▸ **EXCERPTED DATA**:
________________________
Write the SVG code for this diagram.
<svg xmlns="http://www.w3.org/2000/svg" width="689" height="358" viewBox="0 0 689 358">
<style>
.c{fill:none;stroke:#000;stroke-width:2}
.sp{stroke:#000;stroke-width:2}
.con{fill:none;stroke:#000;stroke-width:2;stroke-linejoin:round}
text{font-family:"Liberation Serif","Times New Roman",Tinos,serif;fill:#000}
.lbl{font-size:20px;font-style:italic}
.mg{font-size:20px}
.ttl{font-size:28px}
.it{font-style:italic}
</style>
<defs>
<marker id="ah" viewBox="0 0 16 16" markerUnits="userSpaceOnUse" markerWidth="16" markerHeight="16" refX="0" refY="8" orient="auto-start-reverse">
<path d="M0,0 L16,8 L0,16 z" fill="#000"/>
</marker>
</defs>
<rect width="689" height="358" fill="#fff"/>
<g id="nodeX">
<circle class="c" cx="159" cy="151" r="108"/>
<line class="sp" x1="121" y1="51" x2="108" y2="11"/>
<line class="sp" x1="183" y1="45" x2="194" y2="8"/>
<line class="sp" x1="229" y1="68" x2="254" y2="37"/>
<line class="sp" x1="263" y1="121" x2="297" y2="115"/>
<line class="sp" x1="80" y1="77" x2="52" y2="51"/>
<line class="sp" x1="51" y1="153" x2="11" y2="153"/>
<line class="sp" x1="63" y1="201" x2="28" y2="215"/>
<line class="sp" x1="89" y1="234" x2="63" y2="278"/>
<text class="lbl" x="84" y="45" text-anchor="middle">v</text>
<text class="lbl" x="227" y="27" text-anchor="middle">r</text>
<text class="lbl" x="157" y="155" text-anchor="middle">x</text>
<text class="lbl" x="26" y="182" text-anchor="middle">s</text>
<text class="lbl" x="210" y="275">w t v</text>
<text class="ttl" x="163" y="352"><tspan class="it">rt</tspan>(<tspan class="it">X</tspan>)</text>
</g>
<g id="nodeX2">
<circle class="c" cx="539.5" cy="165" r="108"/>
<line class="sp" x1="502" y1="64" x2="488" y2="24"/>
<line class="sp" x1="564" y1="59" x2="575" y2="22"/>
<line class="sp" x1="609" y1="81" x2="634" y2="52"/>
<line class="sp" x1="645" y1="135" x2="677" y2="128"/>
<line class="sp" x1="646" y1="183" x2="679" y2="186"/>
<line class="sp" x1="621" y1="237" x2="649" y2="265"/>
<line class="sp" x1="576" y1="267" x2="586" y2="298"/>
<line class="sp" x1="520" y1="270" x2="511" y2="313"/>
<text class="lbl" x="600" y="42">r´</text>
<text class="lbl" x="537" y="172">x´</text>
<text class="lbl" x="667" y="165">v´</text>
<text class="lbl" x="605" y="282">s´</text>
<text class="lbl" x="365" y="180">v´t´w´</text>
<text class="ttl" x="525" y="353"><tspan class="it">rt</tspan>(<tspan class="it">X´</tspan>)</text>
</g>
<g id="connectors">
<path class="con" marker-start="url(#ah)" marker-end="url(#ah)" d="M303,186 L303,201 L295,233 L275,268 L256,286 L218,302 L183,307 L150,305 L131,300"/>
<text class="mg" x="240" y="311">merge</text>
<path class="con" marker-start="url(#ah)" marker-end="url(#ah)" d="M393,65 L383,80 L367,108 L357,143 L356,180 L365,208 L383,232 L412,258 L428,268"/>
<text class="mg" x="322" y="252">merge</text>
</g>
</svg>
________________________
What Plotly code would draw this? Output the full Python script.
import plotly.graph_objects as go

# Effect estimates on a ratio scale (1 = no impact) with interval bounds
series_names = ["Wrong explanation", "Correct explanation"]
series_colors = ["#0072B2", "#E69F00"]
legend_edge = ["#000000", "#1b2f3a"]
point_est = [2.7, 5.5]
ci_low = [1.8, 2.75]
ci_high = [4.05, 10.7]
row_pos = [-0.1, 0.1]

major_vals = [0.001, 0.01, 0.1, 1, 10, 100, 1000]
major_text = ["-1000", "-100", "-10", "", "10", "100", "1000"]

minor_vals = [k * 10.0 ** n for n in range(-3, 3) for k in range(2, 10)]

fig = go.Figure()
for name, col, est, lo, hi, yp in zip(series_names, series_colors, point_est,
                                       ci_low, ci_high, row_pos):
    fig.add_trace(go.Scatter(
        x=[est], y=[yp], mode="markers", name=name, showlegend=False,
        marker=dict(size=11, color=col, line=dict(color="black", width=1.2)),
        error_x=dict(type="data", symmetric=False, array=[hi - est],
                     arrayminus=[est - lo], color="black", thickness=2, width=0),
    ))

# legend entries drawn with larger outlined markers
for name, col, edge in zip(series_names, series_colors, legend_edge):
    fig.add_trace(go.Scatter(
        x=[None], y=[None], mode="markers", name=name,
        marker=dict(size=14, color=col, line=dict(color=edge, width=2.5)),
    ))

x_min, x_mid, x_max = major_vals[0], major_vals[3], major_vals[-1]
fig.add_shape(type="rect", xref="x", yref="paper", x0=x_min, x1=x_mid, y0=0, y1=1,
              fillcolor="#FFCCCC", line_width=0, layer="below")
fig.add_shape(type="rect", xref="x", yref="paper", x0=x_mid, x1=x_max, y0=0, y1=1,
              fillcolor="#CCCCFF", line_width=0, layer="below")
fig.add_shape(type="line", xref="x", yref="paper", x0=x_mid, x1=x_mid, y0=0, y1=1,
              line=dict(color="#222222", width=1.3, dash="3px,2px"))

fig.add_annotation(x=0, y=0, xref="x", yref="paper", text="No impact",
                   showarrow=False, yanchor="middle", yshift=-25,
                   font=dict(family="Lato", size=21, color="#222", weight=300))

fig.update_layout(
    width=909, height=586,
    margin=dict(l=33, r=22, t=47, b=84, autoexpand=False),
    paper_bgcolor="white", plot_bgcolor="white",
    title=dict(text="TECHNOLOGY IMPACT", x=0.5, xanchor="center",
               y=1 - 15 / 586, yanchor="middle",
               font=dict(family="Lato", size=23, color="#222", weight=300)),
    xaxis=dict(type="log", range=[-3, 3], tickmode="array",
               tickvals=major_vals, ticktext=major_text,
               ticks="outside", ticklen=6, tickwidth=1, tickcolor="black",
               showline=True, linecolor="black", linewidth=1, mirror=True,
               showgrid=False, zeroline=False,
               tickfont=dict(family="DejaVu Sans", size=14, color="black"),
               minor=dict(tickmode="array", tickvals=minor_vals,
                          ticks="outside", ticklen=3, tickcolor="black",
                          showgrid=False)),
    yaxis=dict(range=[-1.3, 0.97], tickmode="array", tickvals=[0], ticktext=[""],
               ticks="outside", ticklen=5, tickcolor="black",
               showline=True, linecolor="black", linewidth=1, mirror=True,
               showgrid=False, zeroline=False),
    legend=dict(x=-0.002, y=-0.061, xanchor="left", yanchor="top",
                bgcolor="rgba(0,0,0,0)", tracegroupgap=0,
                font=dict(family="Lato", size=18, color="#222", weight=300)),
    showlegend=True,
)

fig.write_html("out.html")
________________________
Out of the material above, gather each line where "code" appears.

▸ **REPLY TO THE EXERCISE**:
Write the SVG code for this diagram.
What Plotly code would draw this? Output the full Python script.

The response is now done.